Your task is to retype, word for word, the lines from the start of the data through the line holding "from bokeh.resources import INLINE". Do not include the pictures.
———
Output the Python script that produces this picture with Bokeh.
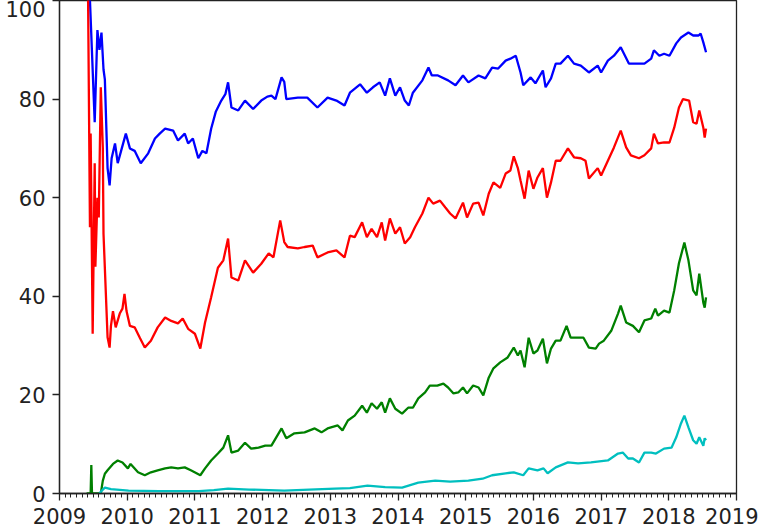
from bokeh.plotting import figure
from bokeh.models import FixedTicker, Range1d
from bokeh.embed import file_html
from bokeh.resources import INLINE

# ---- data (decimal years, index values) ----
blue_x = [2009.42, 2009.45, 2009.52, 2009.56, 2009.59, 2009.62, 2009.65, 2009.67, 2009.71, 2009.74,
          2009.77, 2009.82, 2009.86, 2009.91, 2009.98, 2010.04, 2010.11, 2010.20, 2010.31, 2010.41,
          2010.48, 2010.56, 2010.68, 2010.75, 2010.85, 2010.90, 2010.97, 2011.05, 2011.11, 2011.17,
          2011.24, 2011.31, 2011.39, 2011.45, 2011.49, 2011.54, 2011.64, 2011.74, 2011.86, 2011.98,
          2012.07, 2012.13, 2012.19, 2012.28, 2012.32, 2012.35, 2012.52, 2012.66, 2012.81, 2012.96,
          2013.09, 2013.21, 2013.29, 2013.44, 2013.54, 2013.63, 2013.73, 2013.81, 2013.88, 2013.96,
          2014.03, 2014.10, 2014.16, 2014.22, 2014.36, 2014.45, 2014.50, 2014.59, 2014.74, 2014.85,
          2014.96, 2015.04, 2015.19, 2015.29, 2015.39, 2015.48, 2015.59, 2015.66, 2015.74, 2015.81,
          2015.85, 2015.96, 2016.03, 2016.14, 2016.18, 2016.26, 2016.33, 2016.40, 2016.51, 2016.60,
          2016.70, 2016.82, 2016.95, 2017.00, 2017.10, 2017.19, 2017.29, 2017.41, 2017.49, 2017.64,
          2017.74, 2017.78, 2017.86, 2017.93, 2018.01, 2018.11, 2018.18, 2018.29, 2018.36, 2018.44,
          2018.47, 2018.51, 2018.55]
blue_y = [104, 100, 75.3, 94, 90, 93.5, 86, 84, 66, 62.5,
          68, 71, 67, 69.5, 73, 70, 69.5, 67, 69, 72,
          73, 74, 73.6, 71.6, 73, 71, 72, 68, 69.5, 69,
          74, 77.5, 79.7, 81, 83.4, 78.3, 77.7, 79.7, 78, 79.7,
          80.5, 80.7, 80, 84.4, 83.5, 80, 80.3, 80.3, 78.3, 80.3,
          79.7, 78.7, 81.3, 83, 81.3, 82.4, 83.4, 80.7, 84.2, 80.7,
          82.4, 79.7, 78.7, 81.3, 83.8, 86.4, 84.8, 84.8, 83.8, 82.8,
          84.8, 83.4, 84.8, 84.2, 86.4, 86.2, 87.8, 88.2, 88.8, 85.4,
          82.8, 84.4, 83.2, 85.8, 82.4, 84.2, 87.2, 87.2, 88.8, 87.2,
          86.8, 85.4, 86.8, 85.4, 87.8, 88.8, 90.5, 87.2, 87.2, 87.2,
          88.2, 89.9, 88.8, 89.2, 88.8, 91.3, 92.5, 93.5, 92.9, 92.9,
          93.3, 91.5, 89.5]

red_x = [2009.42, 2009.45, 2009.46, 2009.47, 2009.49, 2009.52, 2009.53, 2009.56, 2009.58, 2009.61,
         2009.64, 2009.65, 2009.71, 2009.74, 2009.76, 2009.79, 2009.83, 2009.89, 2009.93, 2009.96,
         2009.99, 2010.04, 2010.11, 2010.19, 2010.26, 2010.35, 2010.45, 2010.56, 2010.65, 2010.75,
         2010.82, 2010.90, 2011.00, 2011.08, 2011.15, 2011.24, 2011.34, 2011.42, 2011.49, 2011.54,
         2011.64, 2011.74, 2011.86, 2011.98, 2012.09, 2012.16, 2012.26, 2012.32, 2012.37, 2012.52,
         2012.62, 2012.74, 2012.81, 2012.96, 2013.09, 2013.21, 2013.29, 2013.36, 2013.47, 2013.54,
         2013.61, 2013.69, 2013.76, 2013.81, 2013.88, 2013.96, 2014.03, 2014.10, 2014.18, 2014.25,
         2014.36, 2014.45, 2014.52, 2014.62, 2014.70, 2014.77, 2014.85, 2014.96, 2015.02, 2015.11,
         2015.19, 2015.26, 2015.34, 2015.41, 2015.51, 2015.59, 2015.66, 2015.71, 2015.77, 2015.81,
         2015.87, 2015.93, 2016.00, 2016.06, 2016.14, 2016.20, 2016.26, 2016.33, 2016.40, 2016.51,
         2016.60, 2016.70, 2016.77, 2016.82, 2016.95, 2017.00, 2017.10, 2017.19, 2017.29, 2017.37,
         2017.44, 2017.56, 2017.64, 2017.74, 2017.78, 2017.84, 2017.93, 2018.01, 2018.08, 2018.15,
         2018.21, 2018.30, 2018.36, 2018.41, 2018.45, 2018.51, 2018.53, 2018.55]
red_y = [104, 54, 73, 60, 32.4, 67, 46, 60, 56, 82.4,
         70, 52.7, 31.7, 29.6, 34, 37, 33.7, 36.5, 37.5, 40.5,
         37, 34, 33.7, 31.5, 29.6, 31, 33.7, 35.7, 35, 34.5,
         35.5, 33.4, 32.4, 29.4, 34.7, 39.8, 45.8, 47.3, 51.7, 43.8,
         43.2, 47.3, 44.8, 46.6, 48.7, 47.9, 55.4, 51, 50, 49.7,
         50, 50.3, 47.9, 48.9, 49.3, 47.9, 52.3, 52, 55, 52,
         53.7, 52, 55, 51.3, 55.8, 52.7, 54, 50.7, 52, 54,
         56.8, 60, 58.8, 59.4, 58, 56.8, 55.8, 59, 56, 58.8,
         59, 56.4, 60.8, 63.1, 62, 64.9, 65.5, 68.4, 66, 63.5,
         59.8, 65.5, 61.8, 64.1, 66, 60, 63.1, 67.5, 67.5, 70,
         68.2, 68, 67.5, 63.9, 66, 64.5, 67.5, 70.2, 73.6, 70.2,
         68.6, 68, 68.6, 70, 73, 71, 71.2, 71.2, 74.2, 78.3,
         80, 79.7, 75.3, 75, 77.7, 74.2, 72.2, 74]

green_x = [2009.40, 2009.46, 2009.47, 2009.48, 2009.61, 2009.64, 2009.67, 2009.71, 2009.79, 2009.86,
           2009.93, 2010.01, 2010.05, 2010.16, 2010.26, 2010.35, 2010.45, 2010.56, 2010.65, 2010.75,
           2010.85, 2010.94, 2011.08, 2011.15, 2011.24, 2011.34, 2011.42, 2011.49, 2011.54, 2011.64,
           2011.74, 2011.83, 2011.94, 2012.04, 2012.13, 2012.28, 2012.35, 2012.47, 2012.62, 2012.77,
           2012.87, 2012.96, 2013.11, 2013.18, 2013.26, 2013.36, 2013.47, 2013.54, 2013.61, 2013.69,
           2013.76, 2013.81, 2013.88, 2013.96, 2014.06, 2014.15, 2014.22, 2014.30, 2014.40, 2014.47,
           2014.58, 2014.67, 2014.74, 2014.82, 2014.89, 2014.96, 2015.02, 2015.11, 2015.19, 2015.26,
           2015.34, 2015.41, 2015.51, 2015.62, 2015.71, 2015.77, 2015.81, 2015.87, 2015.93, 2016.00,
           2016.06, 2016.14, 2016.20, 2016.26, 2016.33, 2016.40, 2016.49, 2016.55, 2016.66, 2016.74,
           2016.82, 2016.92, 2016.97, 2017.04, 2017.15, 2017.25, 2017.29, 2017.37, 2017.47, 2017.56,
           2017.64, 2017.74, 2017.80, 2017.84, 2017.93, 2018.01, 2018.08, 2018.15, 2018.23, 2018.29,
           2018.36, 2018.41, 2018.45, 2018.51, 2018.53, 2018.55]
green_y = [0, 0, 5.8, 0, 0, 2.6, 4, 4.7, 6, 6.7,
           6.3, 5.1, 6, 4.3, 3.7, 4.3, 4.7, 5.1, 5.3, 5.1,
           5.3, 4.7, 3.7, 5.1, 6.7, 8.1, 9.3, 11.8, 8.3, 8.7,
           10.3, 9.1, 9.3, 9.7, 9.7, 13.2, 11.2, 12.2, 12.4, 13.2,
           12.4, 13.2, 13.8, 12.8, 14.8, 15.8, 17.8, 16.4, 18.3, 17.2,
           18.5, 16.4, 19.3, 17.2, 16.2, 17.4, 17.4, 19.3, 20.5, 21.9,
           21.9, 22.3, 21.5, 20.3, 20.5, 21.5, 20.3, 21.9, 21.5, 19.9,
           23.5, 25.4, 26.6, 27.6, 29.6, 28, 29, 25.6, 31.6, 28.4,
           29, 31.4, 26.4, 29.4, 31, 31, 34, 31.6, 31.6, 31.6,
           29.6, 29.4, 30.4, 31, 33, 36.5, 38.1, 34.7, 34, 32.7,
           35.1, 35.5, 37.5, 36.1, 37.1, 36.7, 41.2, 46.7, 50.9, 47.3,
           41.2, 40.2, 44.6, 38.7, 37.7, 39.8]

cyan_x = [2009.59, 2009.62, 2009.67, 2009.76, 2010.02, 2010.47, 2011.06, 2011.28, 2011.49, 2011.80,
          2012.32, 2012.69, 2013.07, 2013.29, 2013.55, 2013.81, 2014.06, 2014.30, 2014.55, 2014.77,
          2015.04, 2015.25, 2015.39, 2015.59, 2015.71, 2015.85, 2015.93, 2016.06, 2016.15, 2016.21,
          2016.33, 2016.51, 2016.66, 2016.85, 2017.10, 2017.25, 2017.32, 2017.40, 2017.47, 2017.56,
          2017.64, 2017.74, 2017.81, 2017.93, 2018.04, 2018.11, 2018.18, 2018.23, 2018.29, 2018.36,
          2018.41, 2018.45, 2018.51, 2018.53, 2018.55]
cyan_y = [0, 0.5, 1.2, 0.9, 0.6, 0.5, 0.5, 0.7, 1.0, 0.8,
          0.6, 0.8, 1.0, 1.1, 1.6, 1.3, 1.2, 2.2, 2.6, 2.4,
          2.6, 3.0, 3.7, 4.1, 4.3, 3.7, 5.1, 4.7, 5.1, 4.1,
          5.3, 6.3, 6.1, 6.3, 6.7, 8.1, 8.3, 7.1, 7.1, 6.3,
          8.3, 8.3, 8.1, 9.1, 9.3, 11.4, 14.2, 15.8, 13.4, 10.8,
          10.1, 11.4, 9.7, 11.2, 10.8]

year_ticks = [2009, 2010, 2011, 2012, 2013, 2014, 2015, 2016, 2017, 2018, 2019]
year_labels = ["2009", "2010", "2011", "2012", "2013", "2014", "2015", "2016", "2017", "2018", "2019"]
y_ticks = [0, 20, 40, 60, 80, 100]

p = figure(width=758, height=530, output_backend="svg", toolbar_location=None,
           x_range=Range1d(2009, 2019), y_range=Range1d(0, 100),
           min_border_left=59, min_border_right=22, min_border_top=0, min_border_bottom=37)
p.background_fill_color = "white"
p.border_fill_color = "white"
p.outline_line_color = "#222222"
p.outline_line_width = 1.3
p.xgrid.visible = False
p.ygrid.visible = False

lw = 2.3
p.line(blue_x, blue_y, line_color="#0000ff", line_width=lw)
p.line(red_x, red_y, line_color="#ff0000", line_width=lw)
p.line(green_x, green_y, line_color="#008000", line_width=lw)
p.line(cyan_x, cyan_y, line_color="#00bfbf", line_width=lw)

minor = [y + m / 12 for y in year_ticks[:-1] for m in range(1, 12)]
p.xaxis.ticker = FixedTicker(ticks=year_ticks, minor_ticks=minor)
p.xaxis.major_label_overrides = {t: l for t, l in zip(year_ticks, year_labels)}
p.yaxis.ticker = FixedTicker(ticks=y_ticks)

for ax in (p.xaxis, p.yaxis):
    ax.axis_line_color = "#222222"
    ax.axis_line_width = 1.3
    ax.major_tick_line_color = "#222222"
    ax.major_tick_line_width = 1.3
    ax.major_tick_in = 0
    ax.major_tick_out = 7
    ax.minor_tick_in = 0
    ax.minor_tick_out = 4
    ax.minor_tick_line_color = "#222222"
    ax.major_label_text_font = "DejaVu Sans"
    ax.major_label_text_font_size = "21px"
    ax.major_label_text_color = "#222222"
p.yaxis.minor_tick_line_color = None
p.xaxis.major_label_standoff = 7
p.yaxis.major_label_standoff = 7

open("out.html", "w").write(file_html(p, INLINE))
———
Finished exercise |
Output the Python script that produces this picture with Bokeh.
from bokeh.plotting import figure
from bokeh.models import FixedTicker, Range1d
from bokeh.embed import file_html
from bokeh.resources import INLINE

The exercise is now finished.